▶ [WHAT THE EXERCISE ASKS] Transcribe the whole listing below without changing a word, but leave out every image.
START DATASET CONTENT
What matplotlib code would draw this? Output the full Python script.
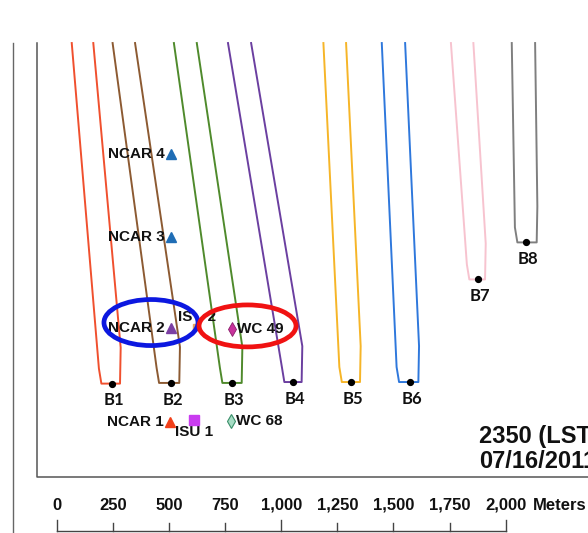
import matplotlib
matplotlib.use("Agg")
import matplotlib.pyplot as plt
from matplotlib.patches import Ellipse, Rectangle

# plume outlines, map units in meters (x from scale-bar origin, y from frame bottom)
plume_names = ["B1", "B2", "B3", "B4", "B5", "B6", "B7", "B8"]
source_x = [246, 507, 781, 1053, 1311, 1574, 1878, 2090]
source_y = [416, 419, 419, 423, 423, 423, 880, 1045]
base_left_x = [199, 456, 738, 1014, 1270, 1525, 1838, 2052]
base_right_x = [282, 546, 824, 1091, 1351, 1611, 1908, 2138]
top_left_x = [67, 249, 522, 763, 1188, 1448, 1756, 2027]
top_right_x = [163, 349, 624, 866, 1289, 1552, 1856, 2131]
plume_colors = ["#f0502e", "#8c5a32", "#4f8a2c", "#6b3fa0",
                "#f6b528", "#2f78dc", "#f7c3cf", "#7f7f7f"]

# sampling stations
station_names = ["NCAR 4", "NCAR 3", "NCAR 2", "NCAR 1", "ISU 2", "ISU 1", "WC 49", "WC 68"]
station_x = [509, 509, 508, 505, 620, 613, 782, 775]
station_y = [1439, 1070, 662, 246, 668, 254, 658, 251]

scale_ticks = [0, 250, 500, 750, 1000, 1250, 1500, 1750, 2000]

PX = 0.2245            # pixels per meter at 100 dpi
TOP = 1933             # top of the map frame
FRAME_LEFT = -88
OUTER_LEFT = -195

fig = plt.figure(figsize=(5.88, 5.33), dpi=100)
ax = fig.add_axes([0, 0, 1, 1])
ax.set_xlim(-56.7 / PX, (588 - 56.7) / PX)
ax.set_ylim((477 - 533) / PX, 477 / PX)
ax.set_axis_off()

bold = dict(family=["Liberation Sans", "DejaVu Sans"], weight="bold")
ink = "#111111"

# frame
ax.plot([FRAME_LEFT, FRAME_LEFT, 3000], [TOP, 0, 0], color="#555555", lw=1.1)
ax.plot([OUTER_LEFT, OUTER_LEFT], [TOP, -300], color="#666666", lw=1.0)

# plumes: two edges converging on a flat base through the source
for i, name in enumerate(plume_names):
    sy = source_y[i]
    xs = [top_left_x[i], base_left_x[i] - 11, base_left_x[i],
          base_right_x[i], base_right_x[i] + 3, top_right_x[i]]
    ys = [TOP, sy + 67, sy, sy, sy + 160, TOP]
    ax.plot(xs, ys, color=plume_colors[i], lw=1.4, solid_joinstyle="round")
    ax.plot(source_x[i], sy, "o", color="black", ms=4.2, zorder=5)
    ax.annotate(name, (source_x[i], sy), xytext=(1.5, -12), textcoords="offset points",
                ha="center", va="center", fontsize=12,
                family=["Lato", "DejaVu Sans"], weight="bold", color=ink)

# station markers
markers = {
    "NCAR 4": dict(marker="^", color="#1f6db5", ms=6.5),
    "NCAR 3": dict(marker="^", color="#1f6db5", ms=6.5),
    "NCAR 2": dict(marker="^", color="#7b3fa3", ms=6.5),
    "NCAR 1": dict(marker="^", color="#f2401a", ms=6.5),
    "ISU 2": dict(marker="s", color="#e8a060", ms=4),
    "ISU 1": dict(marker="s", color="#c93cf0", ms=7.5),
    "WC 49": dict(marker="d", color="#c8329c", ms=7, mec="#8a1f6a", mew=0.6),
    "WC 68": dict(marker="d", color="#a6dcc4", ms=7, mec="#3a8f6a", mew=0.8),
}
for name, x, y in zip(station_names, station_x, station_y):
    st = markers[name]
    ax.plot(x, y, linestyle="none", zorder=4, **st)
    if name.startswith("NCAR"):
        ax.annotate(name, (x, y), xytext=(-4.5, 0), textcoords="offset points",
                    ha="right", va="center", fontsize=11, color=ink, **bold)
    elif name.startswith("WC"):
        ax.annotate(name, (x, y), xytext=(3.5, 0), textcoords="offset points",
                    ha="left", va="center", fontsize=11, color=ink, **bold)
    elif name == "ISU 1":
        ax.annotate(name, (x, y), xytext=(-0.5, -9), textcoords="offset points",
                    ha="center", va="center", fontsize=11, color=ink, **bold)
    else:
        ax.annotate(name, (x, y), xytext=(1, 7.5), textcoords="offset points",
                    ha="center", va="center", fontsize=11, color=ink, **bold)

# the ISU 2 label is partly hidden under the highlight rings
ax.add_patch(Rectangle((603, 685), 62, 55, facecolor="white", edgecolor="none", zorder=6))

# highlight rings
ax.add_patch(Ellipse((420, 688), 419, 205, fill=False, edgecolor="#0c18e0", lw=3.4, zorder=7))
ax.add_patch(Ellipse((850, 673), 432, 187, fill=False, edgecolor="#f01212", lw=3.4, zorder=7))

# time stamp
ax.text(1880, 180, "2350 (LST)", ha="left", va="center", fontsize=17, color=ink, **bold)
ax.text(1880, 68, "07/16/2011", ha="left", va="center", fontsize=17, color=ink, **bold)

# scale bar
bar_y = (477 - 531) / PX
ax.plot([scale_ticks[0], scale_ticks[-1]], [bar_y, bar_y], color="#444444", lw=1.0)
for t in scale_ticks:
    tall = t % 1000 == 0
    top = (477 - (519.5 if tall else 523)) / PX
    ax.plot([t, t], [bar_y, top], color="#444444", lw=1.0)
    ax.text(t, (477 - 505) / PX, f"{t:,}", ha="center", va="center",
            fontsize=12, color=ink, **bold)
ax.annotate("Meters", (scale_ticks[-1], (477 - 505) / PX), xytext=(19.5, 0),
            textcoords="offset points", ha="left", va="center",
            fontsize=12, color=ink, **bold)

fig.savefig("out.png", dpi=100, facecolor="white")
END DATASET CONTENT
▶ [CORRECT ANSWER]
What matplotlib code would draw this? Output the full Python script.
import matplotlib
matplotlib.use("Agg")
import matplotlib.pyplot as plt
from matplotlib.patches import Ellipse, Rectangle

# plume outlines, map units in meters (x from scale-bar origin, y from frame bottom)
plume_names = ["B1", "B2", "B3", "B4", "B5", "B6", "B7", "B8"]
source_x = [246, 507, 781, 1053, 1311, 1574, 1878, 2090]
source_y = [416, 419, 419, 423, 423, 423, 880, 1045]
base_left_x = [199, 456, 738, 1014, 1270, 1525, 1838, 2052]
base_right_x = [282, 546, 824, 1091, 1351, 1611, 1908, 2138]
top_left_x = [67, 249, 522, 763, 1188, 1448, 1756, 2027]
top_right_x = [163, 349, 624, 866, 1289, 1552, 1856, 2131]
plume_colors = ["#f0502e", "#8c5a32", "#4f8a2c", "#6b3fa0",
                "#f6b528", "#2f78dc", "#f7c3cf", "#7f7f7f"]

# sampling stations
station_names = ["NCAR 4", "NCAR 3", "NCAR 2", "NCAR 1", "ISU 2", "ISU 1", "WC 49", "WC 68"]
station_x = [509, 509, 508, 505, 620, 613, 782, 775]
station_y = [1439, 1070, 662, 246, 668, 254, 658, 251]

scale_ticks = [0, 250, 500, 750, 1000, 1250, 1500, 1750, 2000]

PX = 0.2245            # pixels per meter at 100 dpi
TOP = 1933             # top of the map frame
FRAME_LEFT = -88
OUTER_LEFT = -195

fig = plt.figure(figsize=(5.88, 5.33), dpi=100)
ax = fig.add_axes([0, 0, 1, 1])
ax.set_xlim(-56.7 / PX, (588 - 56.7) / PX)
ax.set_ylim((477 - 533) / PX, 477 / PX)
ax.set_axis_off()

bold = dict(family=["Liberation Sans", "DejaVu Sans"], weight="bold")
ink = "#111111"

# frame
ax.plot([FRAME_LEFT, FRAME_LEFT, 3000], [TOP, 0, 0], color="#555555", lw=1.1)
ax.plot([OUTER_LEFT, OUTER_LEFT], [TOP, -300], color="#666666", lw=1.0)

# plumes: two edges converging on a flat base through the source
for i, name in enumerate(plume_names):
    sy = source_y[i]
    xs = [top_left_x[i], base_left_x[i] - 11, base_left_x[i],
          base_right_x[i], base_right_x[i] + 3, top_right_x[i]]
    ys = [TOP, sy + 67, sy, sy, sy + 160, TOP]
    ax.plot(xs, ys, color=plume_colors[i], lw=1.4, solid_joinstyle="round")
    ax.plot(source_x[i], sy, "o", color="black", ms=4.2, zorder=5)
    ax.annotate(name, (source_x[i], sy), xytext=(1.5, -12), textcoords="offset points",
                ha="center", va="center", fontsize=12,
                family=["Lato", "DejaVu Sans"], weight="bold", color=ink)

# station markers
markers = {
    "NCAR 4": dict(marker="^", color="#1f6db5", ms=6.5),
    "NCAR 3": dict(marker="^", color="#1f6db5", ms=6.5),
    "NCAR 2": dict(marker="^", color="#7b3fa3", ms=6.5),
    "NCAR 1": dict(marker="^", color="#f2401a", ms=6.5),
    "ISU 2": dict(marker="s", color="#e8a060", ms=4),
    "ISU 1": dict(marker="s", color="#c93cf0", ms=7.5),
    "WC 49": dict(marker="d", color="#c8329c", ms=7, mec="#8a1f6a", mew=0.6),
    "WC 68": dict(marker="d", color="#a6dcc4", ms=7, mec="#3a8f6a", mew=0.8),
}
for name, x, y in zip(station_names, station_x, station_y):
    st = markers[name]
    ax.plot(x, y, linestyle="none", zorder=4, **st)
    if name.startswith("NCAR"):
        ax.annotate(name, (x, y), xytext=(-4.5, 0), textcoords="offset points",
                    ha="right", va="center", fontsize=11, color=ink, **bold)
    elif name.startswith("WC"):
        ax.annotate(name, (x, y), xytext=(3.5, 0), textcoords="offset points",
                    ha="left", va="center", fontsize=11, color=ink, **bold)
    elif name == "ISU 1":
        ax.annotate(name, (x, y), xytext=(-0.5, -9), textcoords="offset points",
                    ha="center", va="center", fontsize=11, color=ink, **bold)
    else:
        ax.annotate(name, (x, y), xytext=(1, 7.5), textcoords="offset points",
                    ha="center", va="center", fontsize=11, color=ink, **bold)

# the ISU 2 label is partly hidden under the highlight rings
ax.add_patch(Rectangle((603, 685), 62, 55, facecolor="white", edgecolor="none", zorder=6))

# highlight rings
ax.add_patch(Ellipse((420, 688), 419, 205, fill=False, edgecolor="#0c18e0", lw=3.4, zorder=7))
ax.add_patch(Ellipse((850, 673), 432, 187, fill=False, edgecolor="#f01212", lw=3.4, zorder=7))

# time stamp
ax.text(1880, 180, "2350 (LST)", ha="left", va="center", fontsize=17, color=ink, **bold)
ax.text(1880, 68, "07/16/2011", ha="left", va="center", fontsize=17, color=ink, **bold)

# scale bar
bar_y = (477 - 531) / PX
ax.plot([scale_ticks[0], scale_ticks[-1]], [bar_y, bar_y], color="#444444", lw=1.0)
for t in scale_ticks:
    tall = t % 1000 == 0
    top = (477 - (519.5 if tall else 523)) / PX
    ax.plot([t, t], [bar_y, top], color="#444444", lw=1.0)
    ax.text(t, (477 - 505) / PX, f"{t:,}", ha="center", va="center",
            fontsize=12, color=ink, **bold)
ax.annotate("Meters", (scale_ticks[-1], (477 - 505) / PX), xytext=(19.5, 0),
            textcoords="offset points", ha="left", va="center",
            fontsize=12, color=ink, **bold)

fig.savefig("out.png", dpi=100, facecolor="white")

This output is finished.